‘Arrest us’ for using illegal abortion pills, pro-choice campaigners dare N. Irish govt
In the letter, sent to the Public Prosecution Service, the women said they had either used the pills themselves or helped friends acquire them, both of which are illegal under Northern Irish abortion laws.
Their letter is in response to a recent court case, where a Belfast mother was convicted of giving her daughter abortion pills to induce a miscarriage.
She has been charged with two cases of unlawfully procuring abortion medicine. She allegedly bought two types of drugs, Mifepristone and Misoprostol, both of which would cause a pregnant woman to miscarry.
The legal case is so rare that it prompted the campaign group Alliance for Choice to send an open letter to the government.
Signatory Goretti Horgan said it was the first time such a case had been taken to court.
“It’s the first time, to our knowledge, that someone has actually gone past preliminary enquiry for assisting an abortion. It’s unfair because hundreds of women have been doing it for years.

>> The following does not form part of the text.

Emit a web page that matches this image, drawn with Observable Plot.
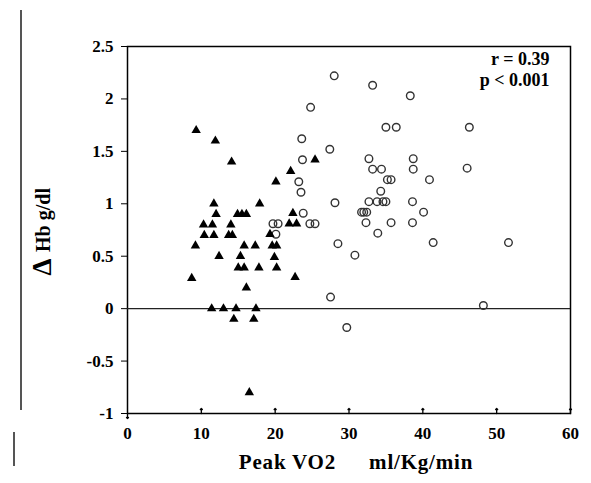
<!DOCTYPE html>
<html><head><meta charset="utf-8">
<script src="https://cdn.jsdelivr.net/npm/d3@7"></script>
<script src="https://cdn.jsdelivr.net/npm/@observablehq/plot@0.6"></script>
<style>
body{margin:0;background:#fff;}
#wrap{position:relative;width:591px;height:483px;overflow:hidden;}
.scan{position:absolute;background:#555;width:2px;}
svg text{font-family:'Liberation Serif','Times New Roman',serif;font-weight:bold;}
</style></head><body>
<div id="wrap">
  <div class="scan" style="left:20px;top:10px;height:400px;"></div>
  <div class="scan" style="left:13px;top:432px;height:34px;"></div>
</div>
<script>
// Filled triangles (low peak VO2 group)
const lowX = [9.3, 11.9, 14.1, 20.1, 22.1, 25.4, 11.7, 17.9, 12.0, 14.9, 15.5, 16.1, 22.4,
  10.3, 11.5, 14.0, 21.9, 22.9, 10.4, 11.7, 13.7, 14.2, 19.3, 9.2, 15.8, 17.3, 19.6, 20.2,
  12.4, 15.3, 19.9, 15.0, 15.8, 17.8, 20.2, 22.7, 8.7, 16.1, 11.4, 13.0, 14.7, 17.4, 14.4, 17.1, 16.5];
const lowY = [1.70, 1.60, 1.40, 1.21, 1.31, 1.42, 1.00, 1.00, 0.90, 0.90, 0.90, 0.90, 0.91,
  0.80, 0.80, 0.80, 0.81, 0.81, 0.70, 0.70, 0.70, 0.70, 0.71, 0.60, 0.60, 0.60, 0.60, 0.60,
  0.50, 0.50, 0.49, 0.39, 0.39, 0.39, 0.39, 0.30, 0.29, 0.20, 0.00, 0.00, 0.00, 0.00, -0.10, -0.10, -0.80];
// Open circles (high peak VO2 group)
const highX = [28.0, 33.2, 38.3, 24.8, 35.0, 36.4, 46.3, 23.6, 27.4, 23.7, 32.7, 38.7, 33.2, 34.4,
  38.7, 46.0, 40.9, 35.2, 35.7, 23.2, 23.5, 34.3, 28.1, 32.7, 33.8, 34.6, 35.0, 38.6, 23.8,
  31.7, 32.0, 32.4, 40.1, 19.7, 20.4, 24.7, 25.4, 32.3, 35.7, 38.6, 20.1, 33.9, 28.5, 41.4,
  51.6, 30.8, 27.5, 48.2, 29.7];
const highY = [2.22, 2.13, 2.03, 1.92, 1.73, 1.73, 1.73, 1.62, 1.52, 1.42, 1.43, 1.43, 1.33, 1.33,
  1.33, 1.34, 1.23, 1.23, 1.23, 1.21, 1.11, 1.12, 1.01, 1.02, 1.02, 1.02, 1.02, 1.02, 0.91,
  0.92, 0.92, 0.92, 0.92, 0.81, 0.81, 0.81, 0.81, 0.82, 0.82, 0.82, 0.71, 0.72, 0.62, 0.63,
  0.63, 0.51, 0.11, 0.03, -0.18];
const xTicks = [0, 10, 20, 30, 40, 50, 60];
const yTicks = [-1, -0.5, 0, 0.5, 1, 1.5, 2, 2.5];
const statLines = ["r = 0.39", "p < 0.001"];
const xLabel = "Peak VO2\u2003\u2002ml/Kg/min";
const yLabelSymbol = "\u0394";
const yLabelText = "Hb g/dl";

const low = lowX.map((x, i) => ({x, y: lowY[i]}));
const high = highX.map((x, i) => ({x, y: highY[i]}));
const serif = "'Liberation Serif', 'Times New Roman', serif";

const chart = Plot.plot({
  width: 591, height: 483,
  marginLeft: 127, marginRight: 21, marginTop: 46, marginBottom: 70,
  style: {fontFamily: serif, fontWeight: "bold", fontSize: "17px", background: "transparent", color: "black"},
  x: {domain: [0, 60], label: null},
  y: {domain: [-1, 2.5], label: null},
  marks: [
    Plot.frame({stroke: "black", strokeWidth: 1.5}),
    Plot.ruleY([0], {stroke: "#222", strokeWidth: 1.2}),
    Plot.axisY({ticks: yTicks, tickSize: 6, tickPadding: 8, tickFormat: d => String(d), label: null, fontSize: 17, fontWeight: "bold", fontFamily: serif}),
    Plot.axisX({ticks: xTicks, tickSize: 0, tickPadding: 13, tickFormat: d => String(d), label: null, fontSize: 17, fontWeight: "bold", fontFamily: serif}),
    Plot.vector(xTicks.slice(1), {x: d => d, y: -1, length: 5, rotate: 0, anchor: "start", stroke: "black", strokeWidth: 1.3}),
    Plot.vector(xTicks.slice(0, 1), {x: d => d, y: -1, length: 5, rotate: 180, anchor: "start", stroke: "black", strokeWidth: 1.3}),
    Plot.dot(high, {x: "x", y: "y", r: 3.8, stroke: "#333", strokeWidth: 1.4, fill: "none"}),
    Plot.dot(low, {x: "x", y: "y", symbol: "triangle", r: 3.5, fill: "black", stroke: "none"}),
    Plot.text([statLines.join("\n")], {frameAnchor: "top-right", textAnchor: "end", dx: -21, dy: 3, fontSize: 18, fontWeight: "bold", fontFamily: serif, lineHeight: 1.2}),
    Plot.text([xLabel], {frameAnchor: "bottom", dx: 7, dy: 55, fontSize: 21, fontWeight: "bold", fontFamily: serif}),
    Plot.text([yLabelText], {frameAnchor: "left", textAnchor: "middle", rotate: -90, dx: -84, dy: -10, fontSize: 20, fontWeight: "bold", fontFamily: serif}),
    Plot.text([yLabelSymbol], {frameAnchor: "left", textAnchor: "middle", rotate: -90, dx: -85, dy: 37, fontSize: 27, fontWeight: "bold", fontFamily: serif})
  ]
});
chart.style.position = "absolute";
chart.style.left = "0px";
chart.style.top = "0px";
d3.select(chart).selectAll("text").filter(function () { return this.textContent === xLabel; }).attr("letter-spacing", "0.8px");
document.getElementById("wrap").appendChild(chart);
</script>
</body></html>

“We thought the only way to get this message across was to tell the truth which is that hundreds and hundreds of women in Ireland have done exactly this. If it’s not for themselves, they do it for daughters, nieces, sisters and friends,” she added.

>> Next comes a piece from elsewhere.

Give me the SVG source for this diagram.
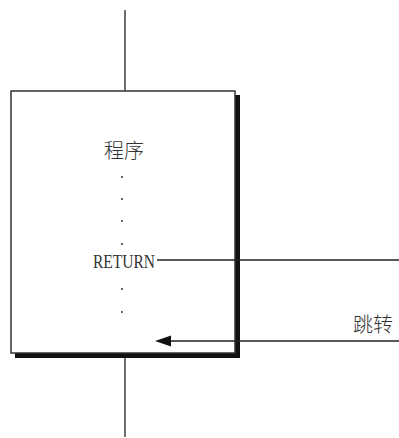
<svg xmlns="http://www.w3.org/2000/svg" width="399" height="438" viewBox="0 0 399 438">
<style>
.ln{stroke:#222;stroke-width:1.3;fill:none}
.cjk{font-family:"Liberation Serif","Noto Sans CJK SC",serif;font-size:20px;font-weight:300;fill:#333}
.dot{fill:#333}
.ser{font-family:"Liberation Serif",serif;font-size:19px;fill:#333}
</style>
<g id="connectors">
<line class="ln" x1="125" y1="10" x2="125" y2="91"/>
<line class="ln" x1="125" y1="358" x2="125" y2="437"/>
</g>
<g id="program">
<rect x="15" y="95" width="225" height="263" fill="#111"/>
<rect x="11" y="91" width="224" height="262" fill="#fff" stroke="#333" stroke-width="1.5"/>
<text class="cjk" x="124" y="158" text-anchor="middle">程序</text>
<circle class="dot" cx="122" cy="177" r="1"/>
<circle class="dot" cx="122" cy="199" r="1"/>
<circle class="dot" cx="122" cy="221" r="1"/>
<circle class="dot" cx="122" cy="244" r="1"/>
<text class="ser" x="93" y="268" textLength="62" lengthAdjust="spacingAndGlyphs">RETURN</text>
<circle class="dot" cx="122" cy="289" r="1"/>
<circle class="dot" cx="122" cy="312" r="1"/>
</g>
<g id="links">
<line class="ln" x1="157" y1="260" x2="399" y2="260"/>
<line class="ln" x1="170" y1="341" x2="399" y2="341"/>
<path d="M155,341 L171,335.5 L171,346.5 Z" fill="#111"/>
</g>
<g id="jump-label">
<text class="cjk" x="353" y="332">跳转</text>
</g>
</svg>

She explained the signatories wanted to “join the woman in the dock” because they are all responsible for the same crimes.

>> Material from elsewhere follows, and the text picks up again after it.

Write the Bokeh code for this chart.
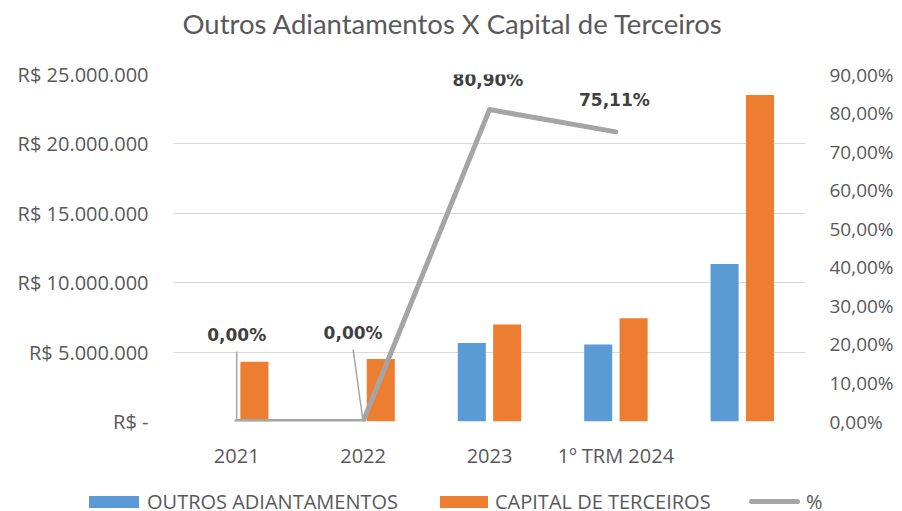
from bokeh.plotting import figure
from bokeh.models import (Range1d, LinearAxis, FixedTicker, ColumnDataSource, Title, Div)
from bokeh.layouts import column
from bokeh.transform import dodge
from bokeh.core.properties import value
from bokeh.embed import file_html
from bokeh.resources import INLINE

# ---------------- data ----------------
categories = ["2021", "2022", "2023", "1º TRM 2024", " "]
outros_adiantamentos = [0, 0, 5_660_000, 5_540_000, 11_340_000]
capital_terceiros = [4_310_000, 4_500_000, 6_990_000, 7_440_000, 23_530_000]
pct_categories = ["2021", "2022", "2023", "1º TRM 2024"]
pct_values = [0.00, 0.00, 80.90, 75.11]
left_ticks = [0, 5_000_000, 10_000_000, 15_000_000, 20_000_000, 25_000_000]
left_tick_labels = ["R$ -", "R$ 5.000.000", "R$ 10.000.000", "R$ 15.000.000",
                    "R$ 20.000.000", "R$ 25.000.000"]
right_ticks = [0, 10, 20, 30, 40, 50, 60, 70, 80, 90]
title_text = "Outros Adiantamentos X Capital de Terceiros"
legend_labels = ["OUTROS ADIANTAMENTOS", "CAPITAL DE TERCEIROS", "%"]

# ---------------- styling ----------------
BLUE = "#5B9BD5"
ORANGE = "#ED7D31"
GREY_LINE = "#A5A5A5"
TEXT = "#595959"
LABEL_TXT = "#404040"
FONT = "Open Sans"

FRAME_W, FRAME_H = 632, 347
PCT_MAX = 90
cat_px = FRAME_W / len(categories)

p = figure(x_range=categories, y_range=Range1d(0, 25_000_000),
           frame_width=FRAME_W, frame_height=FRAME_H,
           min_border_left=173, min_border_right=89,
           min_border_top=74, min_border_bottom=40,
           output_backend="svg", toolbar_location=None, tools="")
p.outline_line_color = None
p.background_fill_color = "white"
p.border_fill_color = "white"
p.extra_y_ranges = {"pct": Range1d(0, PCT_MAX)}

# visible title (outermost slot)
p.title.text = title_text
p.title.align = "left"
p.title.offset = 9
p.title.standoff = 0
p.title.vertical_align = "middle"
p.title.text_font = "Lato"
p.title.text_font_size = "27.5px"
p.title.text_font_style = "normal"
p.title.text_color = TEXT
# blank spacer between the title and the plot area
p.add_layout(Title(text=" ", text_font_size="10px", standoff=21), "above")

# left axis
ya = p.yaxis[0]
ya.ticker = FixedTicker(ticks=left_ticks)
ya.major_label_overrides = {t: l for t, l in zip(left_ticks, left_tick_labels)}
ya.axis_line_color = None
ya.major_tick_line_color = None
ya.minor_tick_line_color = None
ya.major_label_text_font = FONT
ya.major_label_text_font_size = "20px"
ya.major_label_text_color = TEXT
ya.major_label_standoff = 19

# right axis
ra = LinearAxis(y_range_name="pct", ticker=FixedTicker(ticks=right_ticks))
ra.major_label_overrides = {t: f"{t:.2f}".replace(".", ",") + "%" for t in right_ticks}
ra.axis_line_color = None
ra.major_tick_line_color = None
ra.minor_tick_line_color = None
ra.major_label_text_font = FONT
ra.major_label_text_font_size = "19px"
ra.major_label_text_color = TEXT
ra.major_label_standoff = 18
p.add_layout(ra, "right")

# x axis
xa = p.xaxis[0]
xa.axis_line_color = None
xa.major_tick_line_color = None
xa.minor_tick_line_color = None
xa.major_label_text_font = FONT
xa.major_label_text_font_size = "20px"
xa.major_label_text_color = TEXT
xa.major_label_standoff = 14

p.xgrid.grid_line_color = None
p.ygrid.ticker = FixedTicker(ticks=left_ticks)
p.ygrid.grid_line_color = "#D9D9D9"
p.ygrid.grid_line_width = 1

src = ColumnDataSource(dict(cat=categories, outros=outros_adiantamentos,
                            capital=capital_terceiros))
p.vbar(x=dodge("cat", -0.14, range=p.x_range), top="outros", width=0.222,
       source=src, fill_color=BLUE, line_color=None)
p.vbar(x=dodge("cat", 0.14, range=p.x_range), top="capital", width=0.222,
       source=src, fill_color=ORANGE, line_color=None)

p.line(x=pct_categories, y=pct_values, y_range_name="pct",
       line_color=GREY_LINE, line_width=5, line_join="round", line_cap="round")

# data labels (pixel offsets of Excel label placement)
lbl_dx = [0, -10, -1.5, -1.5]
lbl_dy = [-87, -89, -29.5, -31.5]
lbl_txt = [f"{v:.2f}".replace(".", ",") + "%" for v in pct_values]
p.text(x=pct_categories, y=pct_values, text=lbl_txt, x_offset=lbl_dx, y_offset=lbl_dy,
       y_range_name="pct", text_font=value("DejaVu Sans"), text_font_style="bold",
       text_font_size="17px", text_color=LABEL_TXT, text_align="center",
       text_baseline="middle")

# leader lines from the two moved "0,00%" labels down to their points
px_to_pct = PCT_MAX / FRAME_H
for i in (0, 1):
    lead = ColumnDataSource(dict(cat=[pct_categories[i]], y0=[pct_values[i]],
                                 y1=[pct_values[i] + (-lbl_dy[i] - 17) * px_to_pct]))
    p.segment(x0=dodge("cat", 0, range=p.x_range), y0="y0",
              x1=dodge("cat", lbl_dx[i] / cat_px, range=p.x_range), y1="y1",
              source=lead, y_range_name="pct", line_color="#A6A6A6", line_width=1.5)

# ---------------- legend strip under the chart ----------------
key_left = [89, 440, 749]       # left edge of each key swatch (px)
text_left = [147, 495, 806]     # left edge of each legend label (px)
keys = [
    f'<span style="position:absolute;left:{key_left[0]}px;top:25px;width:50px;height:12px;background:{BLUE}"></span>',
    f'<span style="position:absolute;left:{key_left[1]}px;top:25px;width:48px;height:12px;background:{ORANGE}"></span>',
    f'<span style="position:absolute;left:{key_left[2]}px;top:28px;width:51px;height:5px;border-radius:3px;background:{GREY_LINE}"></span>',
]
labels_html = [
    f'<span style="position:absolute;left:{x}px;top:22px;line-height:18px;white-space:nowrap">{t}</span>'
    for x, t in zip(text_left, legend_labels)
]
legend_html = (f'<div style="position:relative;width:894px;height:41px;font-family:\'{FONT}\';'
               f'font-size:20px;color:{TEXT};background:white">'
               + "".join(keys) + "".join(labels_html) + "</div>")
legend_div = Div(text=legend_html, width=894, height=41, margin=(0, 0, 0, 0))

page = column(p, legend_div, spacing=0)
open("out.html", "w").write(file_html(page, INLINE))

“We hope that some of us will be arrested, if not all of us. They should be prosecuting all of us,” she said.
Northern Irish abortion law was recently branded “draconian” and the harshest in Europe in an Amnesty International report.
Unless their life is proven to be in risk, women are banned from seeking an abortion in the region.
This means if a woman is a victim of rape or incest, or if her baby is diagnosed with fetal disabilities, she is unable to seek an abortion.
Consequently more than 4,000 women a year are forced to travel abroad to seek medical help, with even more ordering the illegal pills online.
Detective Superintendent Andrea McMullan of the Police Service of Northern Ireland (PNSI) said the authorities were aware of the letter.
“Police are aware of the letter and are assessing its contents.
“Abortion is a very emotive issue and as police our role is to uphold the law. It would depend on the specific circumstances of an incident as to whether or not an offence has been committed and each case would be investigated on its own merit.
“Police would remind the public not to take prescription drugs that have not been prescribed to them. The taking of any prescription drug is potentially harmful if used without appropriate medical supervision.”